States alternate between using the term "telemedicine" or "telehealth," according to the Center for Connected Health Policy's State Telehealth Laws and Medicare Program Policies 2015 report.

In some states both terms are explicitly defined in law and/or policy and regulations. In some cases, "telehealth" is used to reflect a broader definition, while "telemedicine" is used mainly to define the delivery of clinical services. Additionally, some states put specific restrictions within the definition, such as excluding email, phone, and/or fax from the definition.

Here are 14 additional takeaways from the report.

• No two states are alike in how they define and regulate telehealth.
• While there are some similarities in language, noticeable differences exist.
• Although these differences are to be expected as each state defines its Medicaid policy parameters, it creates a confusing environment for telehealth participants, particularly when a healthcare system provides services in multiple states.
• Rhode Island and New Jersey are the only two states that lack legal definitions for both terms.
• Currently, 47 states and Washington, D.C.'s Medicaid programs reimburse for some form of telehealth in their public program.

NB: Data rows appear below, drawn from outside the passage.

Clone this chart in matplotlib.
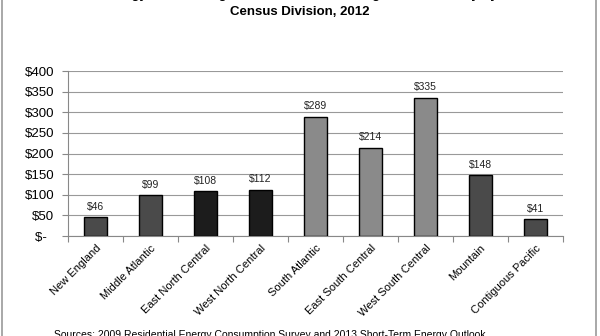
import matplotlib.pyplot as plt
from matplotlib.patches import Rectangle

plt.rcParams['font.family'] = ['Liberation Sans', 'DejaVu Sans']

divisions = ['New England', 'Middle Atlantic', 'East North Central', 'West North Central',
             'South Atlantic', 'East South Central', 'West South Central', 'Mountain',
             'Contiguous Pacific']
savings = [46, 99, 108, 112, 289, 214, 335, 148, 41]
colors = ['#4a4a4a', '#4a4a4a', '#1c1c1c', '#1c1c1c', '#8a8a8a', '#8a8a8a', '#8a8a8a',
          '#4a4a4a', '#4a4a4a']
yticks = [0, 50, 100, 150, 200, 250, 300, 350, 400]
ytick_labels = ['$-  ', '$50', '$100', '$150', '$200', '$250', '$300', '$350', '$400']

fig = plt.figure(figsize=(6, 3.36), dpi=100)
ax = fig.add_axes([0.1133, 0.2976, 0.825, 0.491])

x = range(len(divisions))
ax.bar(x, savings, width=0.42, color=colors, edgecolor='black', linewidth=1, zorder=3)
for i, v in enumerate(savings):
    ax.text(i, v + 13, '$' + str(v), ha='center', va='bottom', fontsize=7.5, color='#222222')

ax.set_xlim(-0.5, len(divisions) - 0.5)
ax.set_ylim(0, 400)
ax.set_yticks(yticks)
ax.set_yticklabels(ytick_labels, fontsize=9.5)
ax.yaxis.grid(True, color='#999999', linewidth=0.8, zorder=0)

# category ticks sit between bars, labels under the bars
ax.set_xticks([i + 0.5 for i in range(-1, len(divisions))])
ax.set_xticklabels([])
ax.set_xticks(list(x), minor=True)
ax.set_xticklabels(divisions, minor=True, rotation=45, ha='right', rotation_mode='anchor',
                   fontsize=8)
ax.tick_params(axis='x', which='minor', length=0, pad=5)
ax.tick_params(axis='x', which='major', length=4, color='#888888')
ax.tick_params(axis='y', length=4, color='#888888', pad=6)

for s in ['top', 'right']:
    ax.spines[s].set_visible(False)
ax.spines['left'].set_color('#888888')
ax.spines['bottom'].set_color('#888888')

fig.text(0.5, 1.014, 'Energy Cost Savings of Natural Gas Heating over Electricity by',
         ha='center', va='center', fontsize=9.5, fontweight='bold')
fig.text(0.5, 0.964, 'Census Division, 2012', ha='center', va='center',
         fontsize=9.5, fontweight='bold')
fig.text(0.09, 0.018, 'Sources: 2009 Residential Energy Consumption Survey and 2013 Short-Term Energy Outlook',
         ha='left', va='top', fontsize=7.5)

fig.patches.append(Rectangle((0.004, -0.1), 0.99, 1.2, transform=fig.transFigure,
                             fill=False, edgecolor='#999999', linewidth=1.2))

fig.savefig('out.png', dpi=100)
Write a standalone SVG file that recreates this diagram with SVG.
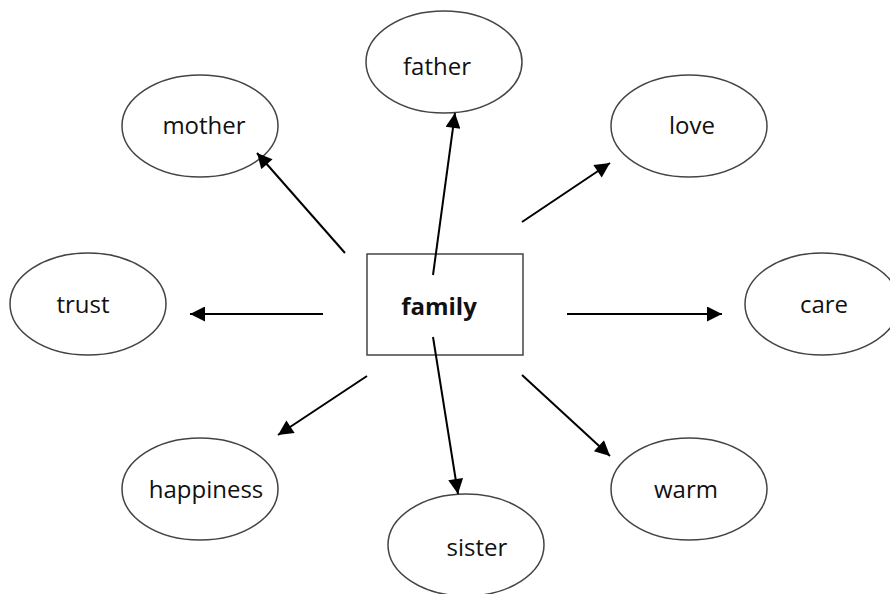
<svg xmlns="http://www.w3.org/2000/svg" width="890" height="594" viewBox="0 0 890 594">
<defs>
<style>
.n ellipse{fill:#fff;stroke:#444;stroke-width:1.5}
.n rect{fill:#fff;stroke:#444;stroke-width:1.5}
.n text{font-family:"Open Sans","Liberation Sans",sans-serif;font-size:24px;fill:#111;text-anchor:middle}
.c line{stroke:#000;stroke-width:2;marker-end:url(#ah)}
</style>
<marker id="ah" viewBox="0 0 10 10" refX="10" refY="5" markerWidth="8.5" markerHeight="7.5" markerUnits="strokeWidth" orient="auto">
<path d="M0,0 L10,5 L0,10 Z" fill="#000"/>
</marker>
</defs>
<rect width="890" height="594" fill="#fff"/>
<g id="family" class="n">
<rect x="367" y="254" width="156" height="101"/>
<text x="439" y="315" font-weight="bold">family</text>
</g>
<g id="father" class="n"><ellipse cx="444" cy="62" rx="78" ry="51"/><text x="437" y="75">father</text></g>
<g id="mother" class="n"><ellipse cx="200" cy="126" rx="78" ry="51"/><text x="204" y="134">mother</text></g>
<g id="love" class="n"><ellipse cx="689" cy="126" rx="78" ry="51"/><text x="692" y="134">love</text></g>
<g id="trust" class="n"><ellipse cx="88" cy="304" rx="78" ry="51"/><text x="83" y="313">trust</text></g>
<g id="care" class="n"><ellipse cx="822" cy="304" rx="77" ry="51"/><text x="824" y="313">care</text></g>
<g id="happiness" class="n"><ellipse cx="200" cy="489" rx="78" ry="51"/><text x="206" y="498">happiness</text></g>
<g id="sister" class="n"><ellipse cx="466" cy="545" rx="78" ry="51"/><text x="477" y="556">sister</text></g>
<g id="warm" class="n"><ellipse cx="689" cy="489" rx="78" ry="51"/><text x="686" y="498">warm</text></g>
<g id="connectors" class="c">
<line x1="433" y1="275" x2="455" y2="113"/>
<line x1="345" y1="253" x2="257" y2="153"/>
<line x1="522" y1="222" x2="610" y2="163"/>
<line x1="323" y1="314" x2="190" y2="314"/>
<line x1="567" y1="314" x2="722" y2="314"/>
<line x1="367" y1="376" x2="278" y2="435"/>
<line x1="433" y1="337" x2="458" y2="494"/>
<line x1="522" y1="375" x2="610" y2="456"/>
</g>
</svg>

Iowa, Massachusetts and Rhode Island do not.
• Since July 2014, South Dakota is the only state to have removed reimbursement.
• Store-and-forward practices, which refer to the use of computer-based communication between provider and patient that do not take place in real time, are only defined in a handful of state Medicaid programs.
• Only 16 states have some form of reimbursement for remote patient monitoring in their programs.
• Email, phone and fax are rarely acceptable forms of care delivery unless they are in conjunction with another type of system.
• Twenty-nine states include some form of consent requirement in their policies.
• Eight state medical boards issue special licenses or certificates related to telehealth.
• Most states considering using an internet or online questionnaire as inadequate to establish a patient-provider relationship.
• Currently, 29 jurisdictions have laws that govern private payer telehealth reimbursement policies.
• In the 2015 legislative session, 42 states have introduced more than 200 telehealth-related pieces of legislation.